El recuerdo es quizá la verdad más perversa, porque nos inmolamos con él y en otras ocasiones lo tuneamos. Es algo así como decidir tener una vida diferente a la vivida, no en lo esencial, pero sí en las cosas que la decoran, para hacer de ella un relato que tenga fuerza en su sentido retórico y emoción en la parte de las anécdotas que fijamos en nuestra memoria y usamos para aderezar el relato de nuestra vida que así es más divertida, más audaz, más peligrosa y hasta más literaria, en la parte que la literatura tiene de botella rota de alcohol y motel.

Cualquier persona, básicamente, acaba recordando lo que le da la gana. Y hasta somos capaces de recordar cosas que jamás vivimos o que simplemente vivieron otras personas que estaban a nuestro lado y de las que nos apropiamos para tener en nuestro haber esa historia que es el elemento perfecto para una infancia en dictadura, con mañanas escolares de rezos y profesores con cigarros y mal genio en la boca, y tardes anhelando secretos que se iban desvelando semana tras semana, aunque ya no lo recordemos, porque en algunos de ellos descubrimos que el amor no era lo que esperábamos de él y el chico de la trenca azul no iba a ser un transeúnte en las calles de nuestra vida, simplemente un azaroso episodio en una esquina oscura y poco frecuentada.
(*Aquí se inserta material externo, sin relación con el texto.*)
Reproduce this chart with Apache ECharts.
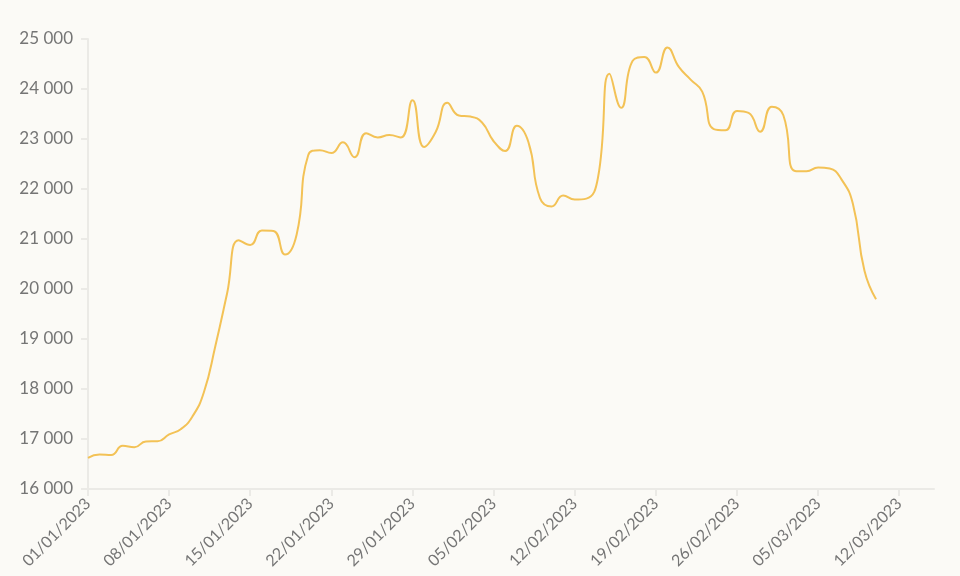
<!DOCTYPE html>
<html>
<head>
<meta charset="utf-8">
<script src="https://cdn.jsdelivr.net/npm/echarts@6/dist/echarts.min.js"></script>
<style>
html,body{margin:0;padding:0;background:#fbfaf6;}
#chart{width:960px;height:576px;}
</style>
</head>
<body>
<div id="chart"></div>
<script>
// Axis categories: 01/01/2023 .. 15/03/2023 (daily)
const categories = [
"01/01/2023","02/01/2023","03/01/2023","04/01/2023","05/01/2023","06/01/2023","07/01/2023","08/01/2023","09/01/2023","10/01/2023",
"11/01/2023","12/01/2023","13/01/2023","14/01/2023","15/01/2023","16/01/2023","17/01/2023","18/01/2023","19/01/2023","20/01/2023",
"21/01/2023","22/01/2023","23/01/2023","24/01/2023","25/01/2023","26/01/2023","27/01/2023","28/01/2023","29/01/2023","30/01/2023",
"31/01/2023","01/02/2023","02/02/2023","03/02/2023","04/02/2023","05/02/2023","06/02/2023","07/02/2023","08/02/2023","09/02/2023",
"10/02/2023","11/02/2023","12/02/2023","13/02/2023","14/02/2023","15/02/2023","16/02/2023","17/02/2023","18/02/2023","19/02/2023",
"20/02/2023","21/02/2023","22/02/2023","23/02/2023","24/02/2023","25/02/2023","26/02/2023","27/02/2023","28/02/2023","01/03/2023",
"02/03/2023","03/03/2023","04/03/2023","05/03/2023","06/03/2023","07/03/2023","08/03/2023","09/03/2023","10/03/2023","11/03/2023",
"12/03/2023","13/03/2023","14/03/2023","15/03/2023"
];
// Daily values (01/01/2023 .. 10/03/2023)
const values = [
16625,16688,16680,16863,16836,16951,16955,17091,17196,17446,
17934,18869,19909,20976,20880,21169,21161,20688,21086,22676,
22777,22720,22934,22636,23117,23032,23078,23031,23774,22840,
23139,23723,23471,23449,23331,22955,22760,23264,22939,21819,
21651,21870,21788,21808,22220,24307,23623,24565,24641,24328,
24829,24436,24188,23947,23198,23175,23561,23522,23147,23646,
23475,22362,22354,22430,22410,22197,21705,20363,19793
];
const yMin = 16000, yMax = 25000, yStep = 1000;

const chart = echarts.init(document.getElementById('chart'), null, {renderer:'canvas'});
const font = 'Lato, "Noto Sans", sans-serif';
chart.setOption({
  backgroundColor: '#fbfaf6',
  animation: false,
  grid: {left: 88, right: 26, top: 39, bottom: 87, containLabel: false},
  xAxis: {
    type: 'category',
    data: categories,
    boundaryGap: false,
    axisLine: {show: true, lineStyle: {color: '#ebeae6', width: 2}},
    axisTick: {show: true, interval: 6, length: 7, lineStyle: {color: '#ebeae6', width: 2}},
    axisLabel: {interval: 6, rotate: 45, color: '#757575', fontSize: 16, fontFamily: font, margin: 12},
    splitLine: {show: false}
  },
  yAxis: {
    type: 'value',
    min: yMin, max: yMax, interval: yStep,
    axisLine: {show: true, lineStyle: {color: '#ebeae6', width: 2}},
    axisTick: {show: true, length: 7, lineStyle: {color: '#ebeae6', width: 2}},
    axisLabel: {color: '#757575', fontSize: 17, fontFamily: font, margin: 15,
      formatter: v => String(v).replace(/\B(?=(\d{3})+(?!\d))/g, ' ')},
    splitLine: {show: false}
  },
  series: [{
    type: 'line',
    data: values,
    smooth: 0.5,
    showSymbol: false,
    lineStyle: {color: '#f3c256', width: 2},
    itemStyle: {color: '#f3c256'}
  }]
});
</script>
</body>
</html>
Los recuerdos son caprichosos, como los niños con palma y sin caramelos, y hasta los que de verdad son nuestros, lo son solo a medias, porque los hemos compartido tantas veces que no nos pertenecen y en cualquier lugar, al otro lado del planeta, alguien comparte esa experiencia como propia, sin saber cuál es el sentimiento que la provocó, ni el dolor o alegría que suscita. Por eso los recuerdos son perversos, porque los confundimos entre los vivido y lo escuchado, entre lo visto y lo soñado --los sueños son una parte esencial de los recuerdos--, y sobre todo entre los que deseamos recordar y lo que sabemos son nuestros recuerdos, vacíos de metáforas y desnudos en atardeceres sin brisas, donde las palabras rebotan y no hay más recuerdo que aceptar que nos entendemos porque decidimos ignorarnos para no saber realmente cuál es el recuerdo primero de nuestra alma inocente, porque si llegáramos a recordarlo, sabríamos en ese instante que la vida es una incomprensión que fluye y que aceptamos porque intentamos darle forma a través de los recuerdos que perversamente recordamos y que lúcidamente inventamos.

Nunca sabré si aquel día eran mis manos las que se subieron a esa tapia para robar un higo que dejó en mi boca el sabor al que siempre regreso cuando los otros recuerdos, míos o no, enturbian el corazón y la razón, porque entre recuerdos de recuerdos avanzamos sin ya querer saber si son nuestros o no y destiñéndolos para dejarlos en su esqueleto, como el latido de una promesa.